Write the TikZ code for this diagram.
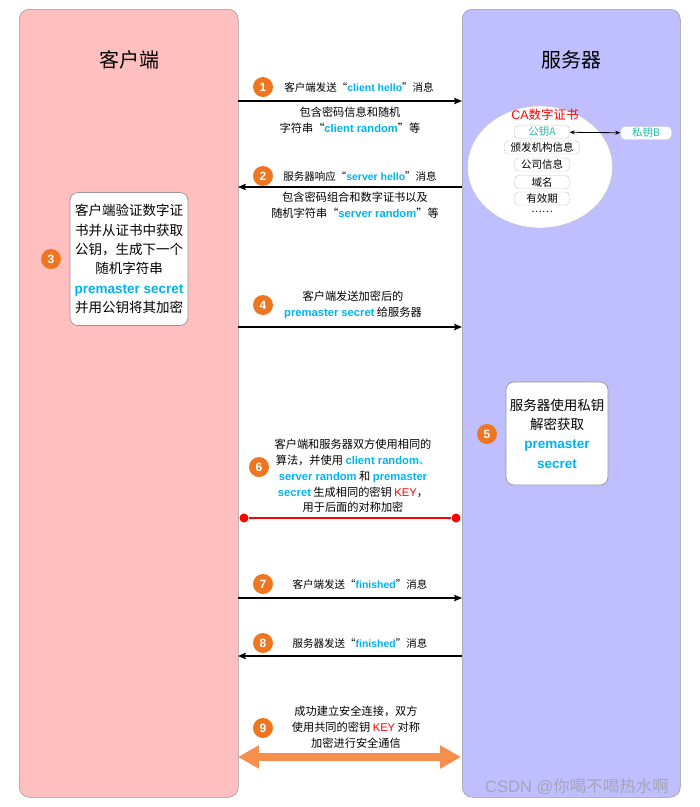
\documentclass[tikz,border=0pt]{standalone}
\usepackage{fontspec}
\usepackage{xcolor}
\usetikzlibrary{arrows.meta,positioning,shapes.geometric}
\setmainfont{Noto Sans CJK SC}
\newfontfamily\enfont{Liberation Sans}
\definecolor{clientpink}{RGB}{255,191,191}
\definecolor{serverlilac}{RGB}{191,191,255}
\definecolor{steporange}{RGB}{238,118,32}
\definecolor{arroworange}{RGB}{245,143,75}
\definecolor{hintcyan}{RGB}{0,178,238}
\definecolor{keyteal}{RGB}{40,188,165}
\definecolor{framegray}{RGB}{150,150,150}
\newcommand{\kw}[1]{\textcolor{hintcyan}{\enfont\bfseries #1}}
\newcommand{\kred}[1]{\textcolor{red}{\enfont #1}}

\begin{document}
\begin{tikzpicture}[x=1pt, y=-1pt, >={Stealth[length=8pt,width=6.5pt,inset=1.5pt]},
    lane/.style={draw=framegray, line width=0.5pt, rounded corners=10pt, anchor=north west, minimum width=219pt, minimum height=788pt},
    coltitle/.style={font=\fontsize{20}{20}\selectfont},
    badge/.style={circle, fill=steporange, text=white, minimum size=20pt, inner sep=0pt, font=\enfont\bfseries\fontsize{12}{12}\selectfont},
    msg/.style={font=\fontsize{10.5}{11}\selectfont, inner sep=0pt},
    note/.style={font=\fontsize{11.2}{15.8}\selectfont, align=center, inner sep=0pt},
    card/.style={draw=framegray, line width=0.7pt, fill=white, rounded corners=8pt, align=center, font=\fontsize{13.5}{19.3}\selectfont},
    field/.style={draw=gray!45, fill=white, rounded corners=4pt, minimum width=55pt, minimum height=13pt, inner sep=1pt, font=\fontsize{10.5}{10.5}\selectfont},
    flow/.style={->, line width=1.1pt},
    dot/.style={circle, fill=red, minimum size=9pt, inner sep=0pt}]
    \useasboundingbox (0,0) rectangle (700,807);

    % the two parties
    \node[lane, fill=clientpink] (client) at (19,9) {};
    \node[lane, fill=serverlilac, minimum width=218pt] (server) at (462,9) {};
    \node[coltitle] (clienttitle) at (129,60) {客户端};
    \node[coltitle] (servertitle) at (571,60) {服务器};

    % 1 client hello
    \coordinate (c1) at (238,101);
    \coordinate (s1) at (462,101);
    \node[badge] (b1) at (263,87) {1};
    \node[msg] (m1) at (359,87) {客户端发送“\kw{client hello}”消息};
    \draw[flow] (c1) -- (s1);
    \node[note] (n1) at (350,120) {包含密码信息和随机\\字符串“\kw{client random}”等};

    % 2 server hello
    \coordinate (c2) at (238,187);
    \coordinate (s2) at (462,187);
    \node[badge] (b2) at (263,176) {2};
    \node[msg] (m2) at (360,176) {服务器响应“\kw{server hello}”消息};
    \draw[flow] (s2) -- (c2);
    \node[note] (n2) at (355,205) {包含密码组合和数字证书以及\\随机字符串“\kw{server random}”等};

    % CA certificate
    \node[ellipse, draw=gray!50, fill=white, minimum width=145pt, minimum height=122pt] (ca) at (540,167) {};
    \node[text=red, font=\fontsize{12.5}{12}\selectfont] (catitle) at (545,115) {{\enfont CA}数字证书};
    \node[field, text=keyteal] (pubkey) at (542,132) {公钥A};
    \node[field, minimum width=75pt] (issuer) at (542,147.5) {颁发机构信息};
    \node[field] (company) at (542,164.5) {公司信息};
    \node[field] (domain) at (542,182) {域名};
    \node[field] (validity) at (542,198.5) {有效期};
    \node[font=\fontsize{10}{10}\selectfont] (more) at (542,212) {……};
    \node[field, minimum width=51pt, text=keyteal] (privkey) at (646,133) {私钥B};
    \draw[{Stealth[length=5pt,width=4pt]}-{Stealth[length=5pt,width=4pt]}, line width=0.8pt] (pubkey) -- (privkey);

    % 3 client verifies
    \node[card, minimum width=118pt, minimum height=133pt] (verify) at (129,259) {客户端验证数字证\\书并从证书中获取\\公钥，生成下一个\\随机字符串\\\kw{premaster secret}\\并用公钥将其加密};
    \node[badge] (b3) at (51,259) {3};

    % 4 premaster secret
    \coordinate (c4) at (238,327);
    \coordinate (s4) at (462,327);
    \node[badge] (b4) at (263,305) {4};
    \node[note] (n4) at (353,305) {客户端发送加密后的\\\kw{premaster secret} 给服务器};
    \draw[flow] (c4) -- (s4);

    % 5 server decrypts
    \node[card, minimum width=102pt, minimum height=103pt] (decrypt) at (557,433.5) {服务器使用私钥\\解密获取\\\kw{premaster}\\\kw{secret}};
    \node[badge] (b5) at (487,434) {5};

    % 6 shared key
    \node[badge] (b6) at (259,467) {6};
    \node[note] (n6) at (353,476) {客户端和服务器双方使用相同的\\算法，并使用 \kw{client random}\textcolor{hintcyan}{、}\\\kw{server random} 和 \kw{premaster}\\\kw{secret} 生成相同的密钥 \kred{KEY}，\\用于后面的对称加密};
    \node[dot] (dotl) at (244,518) {};
    \node[dot] (dotr) at (456,518) {};
    \draw[red, line width=1.5pt] (dotl) -- (dotr);

    % 7 client finished
    \coordinate (c7) at (238,598);
    \coordinate (s7) at (462,598);
    \node[badge] (b7) at (263,584) {7};
    \node[msg] (m7) at (360,584) {客户端发送“\kw{finished}”消息};
    \draw[flow] (c7) -- (s7);

    % 8 server finished
    \coordinate (c8) at (238,656);
    \coordinate (s8) at (462,656);
    \node[badge] (b8) at (263,643) {8};
    \node[msg] (m8) at (360,643) {服务器发送“\kw{finished}”消息};
    \draw[flow] (s8) -- (c8);

    % 9 secure channel
    \coordinate (c9) at (238,757);
    \coordinate (s9) at (461,757);
    \node[badge] (b9) at (263,728) {9};
    \node[note] (n9) at (356,727) {成功建立安全连接，双方\\使用共同的密钥 \kred{KEY} 对称\\加密进行安全通信};
    \draw[arroworange, line width=7.5pt, {Triangle[length=21pt,width=22pt]}-{Triangle[length=21pt,width=22pt]}] (c9) -- (s9);

    \node[text={rgb,255:red,165;green,165;blue,185}, font=\fontsize{16.5}{17}\selectfont] (mark) at (577,787) {{\enfont CSDN @}你喝不喝热水啊};
\end{tikzpicture}
\end{document}
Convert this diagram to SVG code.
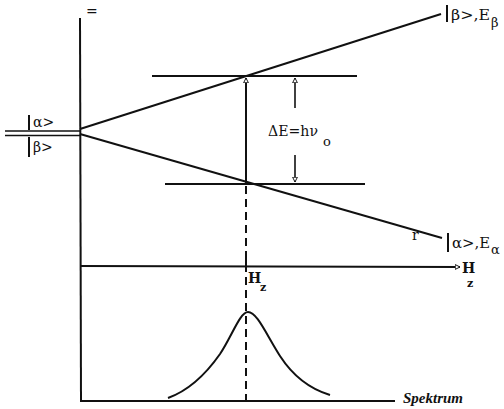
<svg xmlns="http://www.w3.org/2000/svg" width="504" height="409" viewBox="0 0 504 409">
<defs>
<style>
.ln{stroke:#111;stroke-width:2;fill:none}
.thin{stroke:#111;stroke-width:1.6;fill:none}
.t{font-family:"DejaVu Serif","Liberation Serif",serif;font-size:14px;fill:#111}
.s{font-family:"DejaVu Serif","Liberation Serif",serif;font-size:11px;fill:#111;font-weight:bold}
</style>
<marker id="oa" viewBox="0 0 10 10" refX="9" refY="5" markerWidth="6" markerHeight="6" orient="auto-start-reverse" markerUnits="userSpaceOnUse">
<path d="M1,1 L9,5 L1,9 Z" fill="#fff" stroke="#111" stroke-width="1.6"/>
</marker>
</defs>
<rect width="504" height="409" fill="#fff"/>
<g id="axes">
<line class="ln" x1="80" y1="18" x2="81" y2="402"/>
<line class="ln" x1="80" y1="401" x2="395" y2="401"/>
<line class="ln" x1="80" y1="266" x2="460" y2="267" marker-end="url(#oa)"/>
<line class="ln" x1="246" y1="253" x2="246" y2="266"/>
<text class="t" x="86" y="16" font-size="10">=</text>
</g>
<g id="left-levels">
<line class="thin" x1="5" y1="131" x2="80" y2="131"/>
<line class="thin" x1="5" y1="135.5" x2="80" y2="135.5"/>
<line class="ln" x1="29" y1="115" x2="29" y2="130"/>
<line class="ln" x1="29" y1="137" x2="29" y2="157"/>
<text class="t" x="33" y="127" font-size="13">α&gt;</text>
<text class="t" x="33" y="152" font-size="13">β&gt;</text>
</g>
<g id="beta-level">
<line class="ln" x1="80" y1="129" x2="441" y2="14"/>
<line class="ln" x1="447" y1="5" x2="447" y2="22"/>
<text class="t" x="451" y="20"><tspan textLength="39" lengthAdjust="spacingAndGlyphs">β&gt;,E</tspan><tspan dx="1" dy="7" font-size="13">β</tspan></text>
</g>
<g id="alpha-level">
<line class="ln" x1="80" y1="134" x2="442" y2="238"/>
<text class="t" x="412" y="240" font-size="9">r</text>
<line class="ln" x1="448" y1="233" x2="448" y2="252"/>
<text class="t" x="452" y="248"><tspan textLength="38" lengthAdjust="spacingAndGlyphs">α&gt;,E</tspan><tspan dx="1" dy="6" font-size="13">α</tspan></text>
</g>
<g id="hz-label">
<text class="t" x="248" y="283" font-weight="bold">H</text>
<text class="s" x="260" y="291">z</text>
<text class="t" x="462" y="273" font-weight="bold">H</text>
<text class="s" x="467" y="287">z</text>
</g>
<g id="transition">
<line class="ln" x1="152" y1="76" x2="357" y2="76"/>
<line class="ln" x1="165" y1="184" x2="365" y2="184"/>
<line class="ln" x1="246" y1="184" x2="246" y2="78" marker-end="url(#oa)"/>
<line class="thin" x1="295" y1="108" x2="295" y2="78" marker-end="url(#oa)"/>
<line class="thin" x1="295" y1="155" x2="295" y2="182" marker-end="url(#oa)"/>
<text class="t" x="268" y="136"><tspan textLength="50" lengthAdjust="spacingAndGlyphs">ΔE=hν</tspan><tspan dx="5" dy="10" font-size="13">o</tspan></text>
</g>
<g id="spectrum">
<line class="ln" x1="246" y1="186" x2="246" y2="401" stroke-dasharray="8,5"/>
<path class="ln" d="M168,398 C190,390 206,374 220,354 C232,336 240,312 248,312 C257,312 266,334 280,356 C293,376 310,389 330,395"/>
<text x="403" y="403" font-family="Liberation Serif,serif" font-style="italic" font-weight="bold" font-size="15" fill="#111">Spektrum</text>
</g>
</svg>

━━━━━━━━━━━━━━━━━━━━

■ EXERCISE GOAL ■
Your task is to gather all lines from the entries above that hold the word "diagram".

■ RESULT OF THE TASK ■
Write the TikZ code for this diagram.
Convert this diagram to SVG code.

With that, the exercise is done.